La luce che calava sfiorava di taglio il Cemeterio Manpuesto, ma del Cemeterio Manpuesto non illuminava i morti; ma i vivi. I bambini, i ragazzi, le donne a crocchi a chiacchierare. Qui ci giocano al calcio. Ci corrono in bicicletta. Hanno piantato le reti per i goal, e i canestri per il basket. Ci buttano anche la spazzatura: ma ai bordi, che è pur sempre un cimitero. Al cimitero ritorna la vita: in una città tutta collinare come Trujillo, una spianata così grande e bella dove la trovi? Dove lo recuperi un terreno così perfetto per farci un campetto? “I peruviani sono ingegnosi”, ci aveva detto una volta Attilio Salviato, rappresentante del Cesvitem in Perù.

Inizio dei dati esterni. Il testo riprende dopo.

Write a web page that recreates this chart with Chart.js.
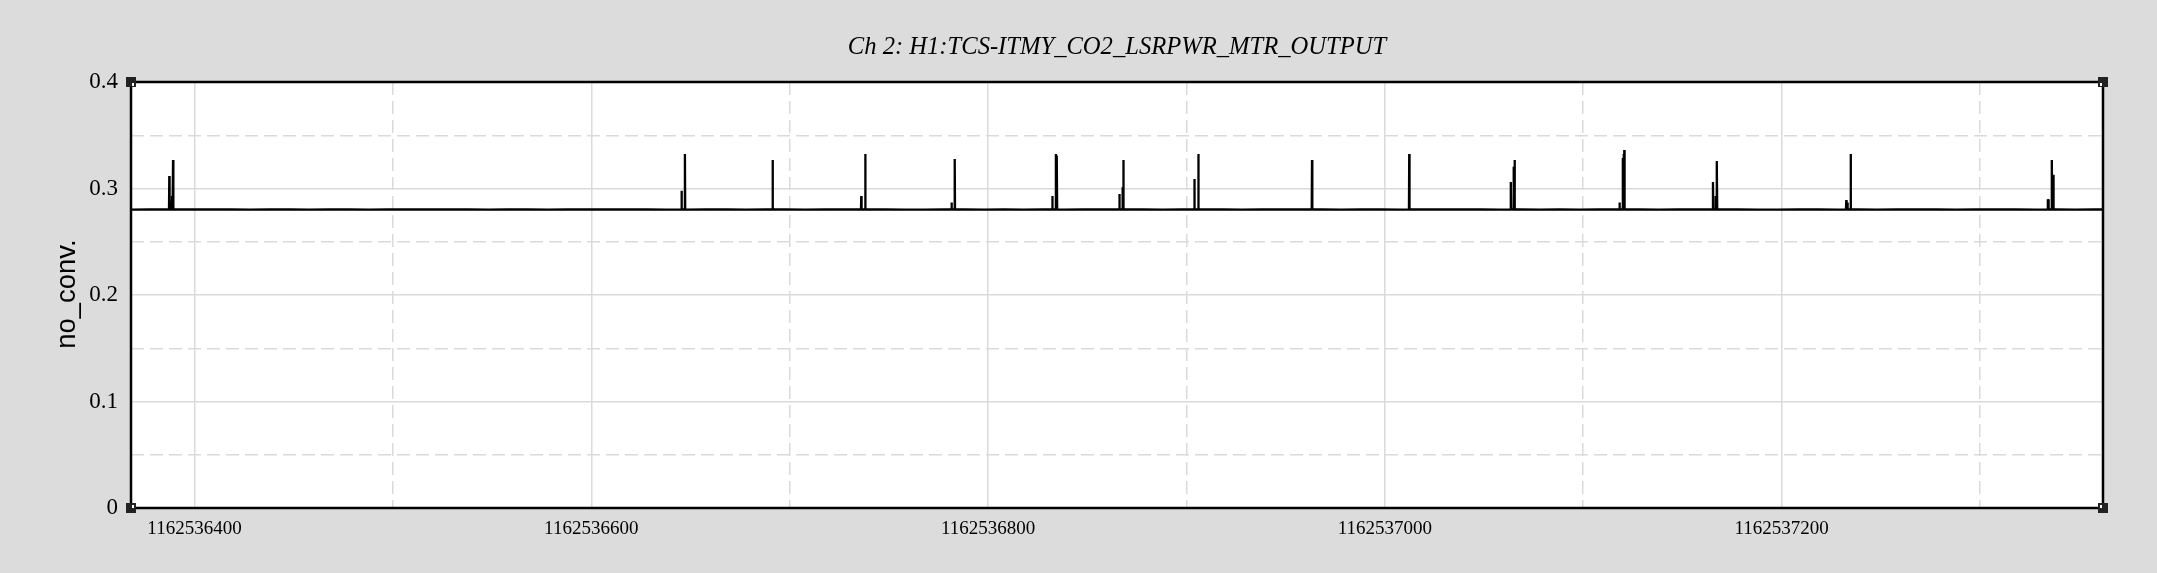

Il presidente, il fotografo, e io non avevamo paura. Lì c’erano ragazzi che giocavano, donne che chiacchieravano, in un sonnolento finale di giornata di un giugno tiepido, con la cena ancora da preparare. Lì c’era la vita, non c’era la morte. E attorno al Cemeterio, un mondo pieno di case, di macchine, di gente, di vecchie che tornavano dai campi cariche di foglie di mais per i cuyes, i porcellini d’India. E poi, i bagarini agli angoli con i panini caldi in vendita, e prostitute pomeridiane in attesa, in vendita pure loro. “L'Aire se paga”, c'era scritto sulla porta della bottega di un gommista. L’aria si paga, si paga tutto qui.

La macchina riprende a correre. Roberto non parla. Abi ancora sorride. Il mattino dopo, a colazione, Attilio ci rimprovera: “Ci avete fatto prendere uno spavento, ieri. I rischi lasciateli valutare a noi”.